_Exercise task:_ Reproduce exactly the lines below, from the first one through the line containing "0.07, 0.05, 0.035];", and omit any pictures.
— Start —
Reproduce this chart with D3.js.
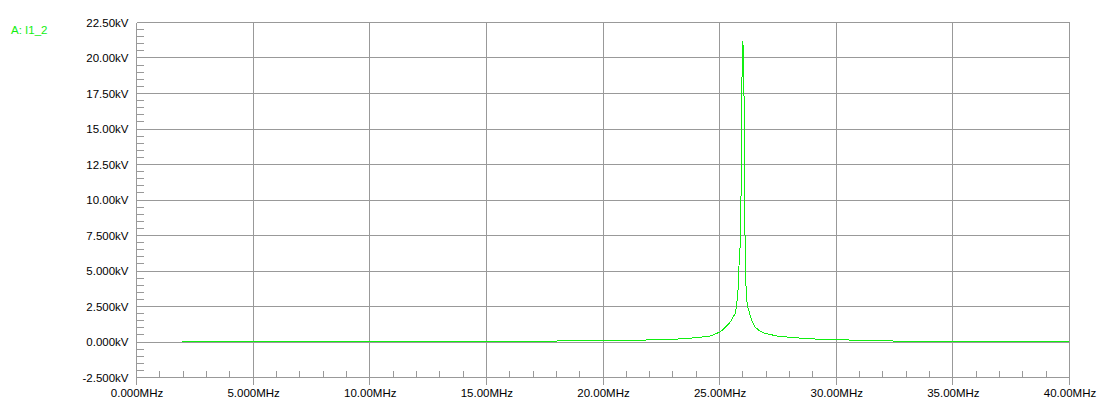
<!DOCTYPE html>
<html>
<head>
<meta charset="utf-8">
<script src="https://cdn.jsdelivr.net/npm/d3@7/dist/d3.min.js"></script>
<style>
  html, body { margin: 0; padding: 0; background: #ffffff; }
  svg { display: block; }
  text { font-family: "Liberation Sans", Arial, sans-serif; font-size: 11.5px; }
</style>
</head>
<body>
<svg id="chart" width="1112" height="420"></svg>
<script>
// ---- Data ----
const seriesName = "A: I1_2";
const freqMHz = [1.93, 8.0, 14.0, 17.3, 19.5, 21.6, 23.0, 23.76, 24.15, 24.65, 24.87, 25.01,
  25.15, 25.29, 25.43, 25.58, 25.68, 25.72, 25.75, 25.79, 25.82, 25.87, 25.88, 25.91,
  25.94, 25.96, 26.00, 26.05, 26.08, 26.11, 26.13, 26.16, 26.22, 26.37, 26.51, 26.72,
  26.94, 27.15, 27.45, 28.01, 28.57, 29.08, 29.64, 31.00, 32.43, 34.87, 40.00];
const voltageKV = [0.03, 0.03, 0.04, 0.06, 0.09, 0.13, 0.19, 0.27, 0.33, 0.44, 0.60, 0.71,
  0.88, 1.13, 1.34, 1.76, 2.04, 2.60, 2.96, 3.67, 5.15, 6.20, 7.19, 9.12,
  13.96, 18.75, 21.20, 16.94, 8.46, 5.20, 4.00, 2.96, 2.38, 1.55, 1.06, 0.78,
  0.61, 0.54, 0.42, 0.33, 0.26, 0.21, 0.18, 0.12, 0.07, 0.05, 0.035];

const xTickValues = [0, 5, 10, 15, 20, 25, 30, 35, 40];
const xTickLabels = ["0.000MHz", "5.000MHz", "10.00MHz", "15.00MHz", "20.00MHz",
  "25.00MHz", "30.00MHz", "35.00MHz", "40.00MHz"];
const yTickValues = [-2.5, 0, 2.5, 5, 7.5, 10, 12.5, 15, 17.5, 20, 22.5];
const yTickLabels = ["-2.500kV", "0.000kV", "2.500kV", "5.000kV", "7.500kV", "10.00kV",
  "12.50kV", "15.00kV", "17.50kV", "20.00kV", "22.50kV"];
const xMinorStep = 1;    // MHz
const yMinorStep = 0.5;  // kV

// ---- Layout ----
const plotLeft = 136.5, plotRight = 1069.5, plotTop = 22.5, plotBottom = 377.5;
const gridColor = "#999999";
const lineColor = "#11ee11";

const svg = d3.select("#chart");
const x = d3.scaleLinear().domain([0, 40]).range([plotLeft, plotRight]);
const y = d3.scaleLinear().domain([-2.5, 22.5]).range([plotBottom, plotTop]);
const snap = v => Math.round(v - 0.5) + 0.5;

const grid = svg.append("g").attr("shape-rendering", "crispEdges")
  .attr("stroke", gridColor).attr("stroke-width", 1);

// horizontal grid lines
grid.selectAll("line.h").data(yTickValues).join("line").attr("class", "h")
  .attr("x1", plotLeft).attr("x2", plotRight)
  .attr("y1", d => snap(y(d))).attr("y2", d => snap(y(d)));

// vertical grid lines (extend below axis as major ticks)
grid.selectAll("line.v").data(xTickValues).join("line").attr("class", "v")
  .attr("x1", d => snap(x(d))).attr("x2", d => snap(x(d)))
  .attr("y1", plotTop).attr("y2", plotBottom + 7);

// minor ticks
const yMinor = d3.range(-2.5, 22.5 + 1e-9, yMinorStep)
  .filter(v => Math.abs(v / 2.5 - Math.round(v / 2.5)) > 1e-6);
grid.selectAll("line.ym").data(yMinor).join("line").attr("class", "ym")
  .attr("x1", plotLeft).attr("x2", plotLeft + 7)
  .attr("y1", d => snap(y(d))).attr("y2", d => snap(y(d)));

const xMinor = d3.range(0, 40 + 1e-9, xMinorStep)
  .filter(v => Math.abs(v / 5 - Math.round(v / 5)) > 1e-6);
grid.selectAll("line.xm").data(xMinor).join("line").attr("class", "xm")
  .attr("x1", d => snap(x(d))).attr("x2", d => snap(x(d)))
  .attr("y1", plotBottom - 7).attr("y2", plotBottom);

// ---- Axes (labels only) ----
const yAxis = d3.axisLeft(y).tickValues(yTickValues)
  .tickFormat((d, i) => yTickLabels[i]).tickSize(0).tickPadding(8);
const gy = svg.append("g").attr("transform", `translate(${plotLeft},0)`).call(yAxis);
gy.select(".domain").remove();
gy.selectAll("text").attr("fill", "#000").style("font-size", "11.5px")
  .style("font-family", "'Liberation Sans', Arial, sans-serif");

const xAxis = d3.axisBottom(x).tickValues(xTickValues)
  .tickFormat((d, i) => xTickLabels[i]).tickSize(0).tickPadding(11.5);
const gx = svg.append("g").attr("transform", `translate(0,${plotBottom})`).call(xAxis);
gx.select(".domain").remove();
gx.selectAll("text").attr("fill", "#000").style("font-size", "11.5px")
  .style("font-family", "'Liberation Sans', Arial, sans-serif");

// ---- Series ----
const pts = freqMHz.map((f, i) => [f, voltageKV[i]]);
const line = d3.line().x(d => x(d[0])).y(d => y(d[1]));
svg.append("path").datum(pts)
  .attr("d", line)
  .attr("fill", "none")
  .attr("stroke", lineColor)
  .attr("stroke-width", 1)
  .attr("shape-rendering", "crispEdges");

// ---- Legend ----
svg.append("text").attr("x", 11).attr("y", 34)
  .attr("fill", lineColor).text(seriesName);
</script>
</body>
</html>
— End —
_Exercise solution:_
Reproduce this chart with D3.js.
<!DOCTYPE html>
<html>
<head>
<meta charset="utf-8">
<script src="https://cdn.jsdelivr.net/npm/d3@7/dist/d3.min.js"></script>
<style>
  html, body { margin: 0; padding: 0; background: #ffffff; }
  svg { display: block; }
  text { font-family: "Liberation Sans", Arial, sans-serif; font-size: 11.5px; }
</style>
</head>
<body>
<svg id="chart" width="1112" height="420"></svg>
<script>
// ---- Data ----
const seriesName = "A: I1_2";
const freqMHz = [1.93, 8.0, 14.0, 17.3, 19.5, 21.6, 23.0, 23.76, 24.15, 24.65, 24.87, 25.01,
  25.15, 25.29, 25.43, 25.58, 25.68, 25.72, 25.75, 25.79, 25.82, 25.87, 25.88, 25.91,
  25.94, 25.96, 26.00, 26.05, 26.08, 26.11, 26.13, 26.16, 26.22, 26.37, 26.51, 26.72,
  26.94, 27.15, 27.45, 28.01, 28.57, 29.08, 29.64, 31.00, 32.43, 34.87, 40.00];
const voltageKV = [0.03, 0.03, 0.04, 0.06, 0.09, 0.13, 0.19, 0.27, 0.33, 0.44, 0.60, 0.71,
  0.88, 1.13, 1.34, 1.76, 2.04, 2.60, 2.96, 3.67, 5.15, 6.20, 7.19, 9.12,
  13.96, 18.75, 21.20, 16.94, 8.46, 5.20, 4.00, 2.96, 2.38, 1.55, 1.06, 0.78,
  0.61, 0.54, 0.42, 0.33, 0.26, 0.21, 0.18, 0.12, 0.07, 0.05, 0.035];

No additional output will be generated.